Now, as we were just about to head up above the snow line on a side path of the main Annapurna route, the weather looked exactly as it had in 1987. Although fall in Nepal is usually perfect trekking weather once the monsoon season is over in early October, occasionally cyclones or gales sweep up through the Bay of Bengal with heavy winds and blinding snowfalls. They appear suddenly to those who don't watch and can't read the clouds. The horrendous conditions block passes, cause avalanches and bring death to those who don't know the trails and are caught unprepared in the wrong place.
Thorong La is just such a "wrong" and dangerous place. Articles about the tragedy that befell so many trekkers attempting to cross the pass comment that the Annapurna Trail is nicknamed the "Apple Pie Circuit," since there are so many lodges along the way and apple pie is a favorite menu item.
Many trekkers sling their own backpacks over their shoulders and march casually off on their own, map and apple pie in hand, to cross Thorong La. At the top of the pass, they descend first to the holy town of Muktinath, and then walk farther to Jomsom and fly back to Kathmandu.
Other trekkers fly to Pokhara, the jumping off point for the Annapurna circuit, hire a local porter or guide on their own to help, and then start climbing. Most of the time they are fine and safe.
But the Himalayan environment is not consistently benign, and when a storm system, such as the Hudhud Cyclone, vents its fury, these independent trekkers tend to suffer the most. Not understanding or underestimating the danger the weather can pose, the independents attempt to cross the pass when no one should, slip off the sides of the trail in blinding snow, suffer from hypothermia, and are buried by avalanches or drifts.
Storms such as the Hudhud Cyclone suggest that tragically, too many of these independent travelers are "penny wise, and pound foolish," putting their lives at risk. Though more expensive, choosing to employ a reputable, experienced trekking company has real advantages. For example, our Myths and Mountains ground operator in Kathmandu had several groups in the area during the recent storm. They contacted the Sirdar, or leader in Pisang, two villages below the dangerous Thorong La pass, told him that a storm was coming and ordered him to go no farther and stay where he was. All of his guests were safe, warm and comfortable, while others struggled or died in raging blizzard over the pass.

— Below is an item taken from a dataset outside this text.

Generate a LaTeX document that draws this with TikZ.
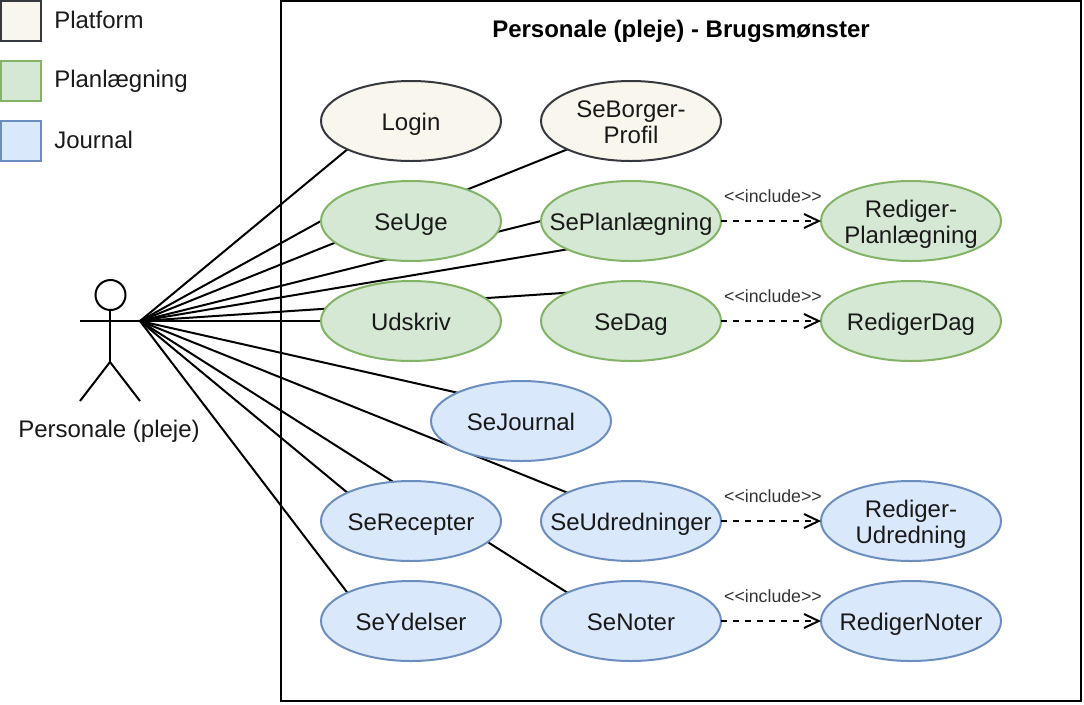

As for Dawa, our group and me, although we were out of Kathmandu contact range, I recognized the weather warning signs. That night, as I predicted, a raging storm hit the area. Where we were camped, rain and wind pummeled the tents relentlessly. Higher, there was a blizzard such as that caused by Hudhud, and trekkers suffered badly. Had we not moved the tents and kept our camp below the snow line, we would have been in serious danger. For being correct, I now own Dawa's pants!
The moral of the story: Don't take the Himalayas for granted. They will lash out unexpectedly and can be deadly. Here's what almost 30 years trekking the Himalayas has taught me:
If you can afford to do so, travel with a company that makes an effort to stay current on weather conditions and uses experienced guides who truly know the area and can read different weather patterns. Listen to what they have to say about the conditions.

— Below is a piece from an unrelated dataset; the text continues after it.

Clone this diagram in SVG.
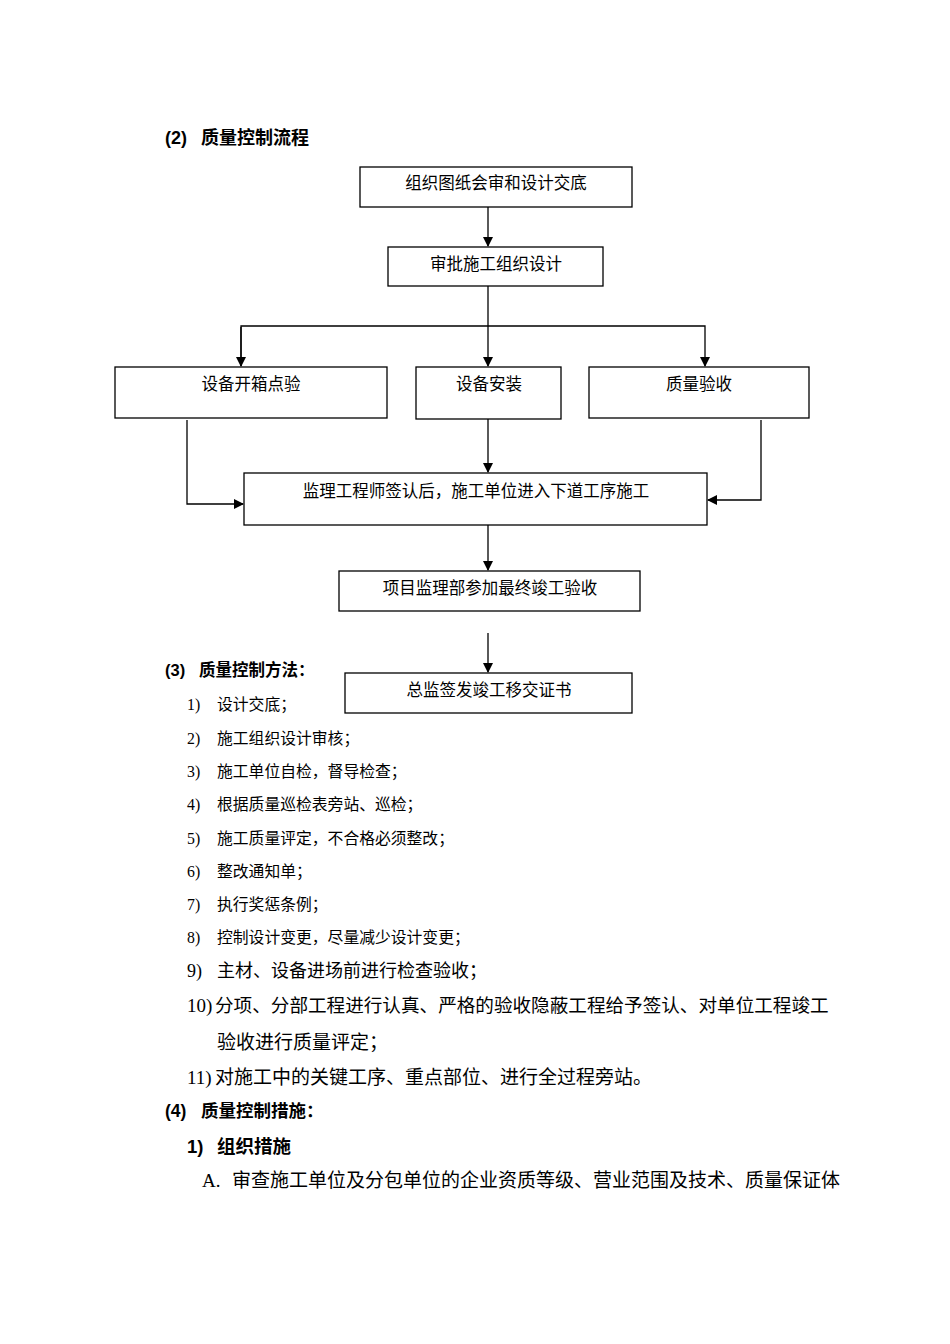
<svg xmlns="http://www.w3.org/2000/svg" width="950" height="1344" viewBox="0 0 950 1344">
<style>
.box{fill:#fff;stroke:#000;stroke-width:1.3}
.bt{font-family:"Liberation Serif","Noto Sans CJK SC",serif;font-size:16.5px;fill:#000;text-anchor:middle}
.h{font-family:"Liberation Sans","Noto Sans CJK SC",sans-serif;font-weight:bold;fill:#000}
.s{font-family:"Liberation Serif","Noto Sans CJK SC",serif;font-size:15.8px;fill:#000}
.m{font-family:"Liberation Serif","Noto Sans CJK SC",serif;font-size:19px;fill:#000}
.ln{fill:none;stroke:#000;stroke-width:1.3}
</style>
<defs>
<marker id="ah" markerWidth="10" markerHeight="10" refX="9" refY="5" orient="auto" markerUnits="userSpaceOnUse">
<path d="M0,0 L10,5 L0,10 z" fill="#000"/>
</marker>
</defs>
<rect width="950" height="1344" fill="#fff"/>
<text class="h" font-size="18" y="144"><tspan x="165">(2)</tspan><tspan x="201">质量控制流程</tspan></text>

<g id="connectors">
<line class="ln" x1="488" y1="207" x2="488" y2="246" marker-end="url(#ah)"/>
<line class="ln" x1="488" y1="286" x2="488" y2="366" marker-end="url(#ah)"/>
<polyline class="ln" points="241,366 241,326 705,326 705,366" marker-end="url(#ah)"/>
<line class="ln" x1="241" y1="327" x2="241" y2="366" marker-end="url(#ah)"/>
<polyline class="ln" points="187,420 187,504 243,504" marker-end="url(#ah)"/>
<line class="ln" x1="488" y1="419" x2="488" y2="472" marker-end="url(#ah)"/>
<polyline class="ln" points="761,420 761,500 708,500" marker-end="url(#ah)"/>
<line class="ln" x1="488" y1="525" x2="488" y2="570" marker-end="url(#ah)"/>
<line class="ln" x1="488" y1="633" x2="488" y2="672" marker-end="url(#ah)"/>
</g>

<g id="n1"><rect class="box" x="360" y="167" width="272" height="40"/><text class="bt" x="496" y="189">组织图纸会审和设计交底</text></g>
<g id="n2"><rect class="box" x="388" y="247" width="215" height="39"/><text class="bt" x="496" y="270">审批施工组织设计</text></g>
<g id="n3"><rect class="box" x="115" y="367" width="272" height="51"/><text class="bt" x="251" y="390">设备开箱点验</text></g>
<g id="n4"><rect class="box" x="416" y="367" width="145" height="52"/><text class="bt" x="489" y="390">设备安装</text></g>
<g id="n5"><rect class="box" x="589" y="367" width="220" height="51"/><text class="bt" x="699" y="390">质量验收</text></g>
<g id="n6"><rect class="box" x="244" y="473" width="463" height="52"/><text class="bt" x="476" y="497">监理工程师签认后，施工单位进入下道工序施工</text></g>
<g id="n7"><rect class="box" x="339" y="571" width="301" height="40"/><text class="bt" x="490" y="594">项目监理部参加最终竣工验收</text></g>
<g id="n8"><rect class="box" x="345" y="673" width="287" height="40"/><text class="bt" x="489" y="696">总监签发竣工移交证书</text></g>

<text class="h" font-size="16.5" y="676"><tspan x="165">(3)</tspan><tspan x="199">质量控制方法：</tspan></text>
<g class="s">
<text y="710"><tspan x="187">1)</tspan><tspan x="217">设计交底；</tspan></text>
<text y="744"><tspan x="187">2)</tspan><tspan x="217">施工组织设计审核；</tspan></text>
<text y="777"><tspan x="187">3)</tspan><tspan x="217">施工单位自检，督导检查；</tspan></text>
<text y="810"><tspan x="187">4)</tspan><tspan x="217">根据质量巡检表旁站、巡检；</tspan></text>
<text y="844"><tspan x="187">5)</tspan><tspan x="217">施工质量评定，不合格必须整改；</tspan></text>
<text y="877"><tspan x="187">6)</tspan><tspan x="217">整改通知单；</tspan></text>
<text y="910"><tspan x="187">7)</tspan><tspan x="217">执行奖惩条例；</tspan></text>
<text y="943"><tspan x="187">8)</tspan><tspan x="217">控制设计变更，尽量减少设计变更；</tspan></text>
</g>
<g class="m">
<text y="977" font-size="18"><tspan x="187">9)</tspan><tspan x="217">主材、设备进场前进行检查验收；</tspan></text>
<text y="1012"><tspan x="187">10)</tspan><tspan x="215" font-size="18.6">分项、分部工程进行认真、严格的验收隐蔽工程给予签认、对单位工程竣工</tspan></text>
<text x="217" y="1049">验收进行质量评定；</text>
<text y="1084"><tspan x="187">11)</tspan><tspan x="215">对施工中的关键工序、重点部位、进行全过程旁站。</tspan></text>
</g>
<text class="h" font-size="17.5" y="1117"><tspan x="165">(4)</tspan><tspan x="201">质量控制措施：</tspan></text>
<text class="h" font-size="18.5" y="1153"><tspan x="187">1)</tspan><tspan x="217">组织措施</tspan></text>
<text class="m" y="1187"><tspan x="202">A.</tspan><tspan x="232">审查施工单位及分包单位的企业资质等级、营业范围及技术、质量保证体</tspan></text>
</svg>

If you do travel alone or simply hire a porter, read up carefully on freak storms, cloud formations, etc., so you have an idea of what to watch for. Don't expect the Nepali government to babysit you, as this will likely not happen.
Make sure when you pack that you bring sufficient clothes, food and water for extreme weather - items like super gaiters that totally cover your boots; hand, foot and body warmers, such as those used by skiers; a waterproof jacket and pants to cover your clothes and extra gloves, hats and scarves.
Pack your things in plastic bags, and line your duffle and backpack with plastic to keep things from getting soaked. Above all in the cold and at high altitude, you need to be warm and dry.
Don't overestimate your abilities and try to outrun a Himalayan storm. If you miscalculate, it may cost not just your life, but the life of the porter you hired to go with you!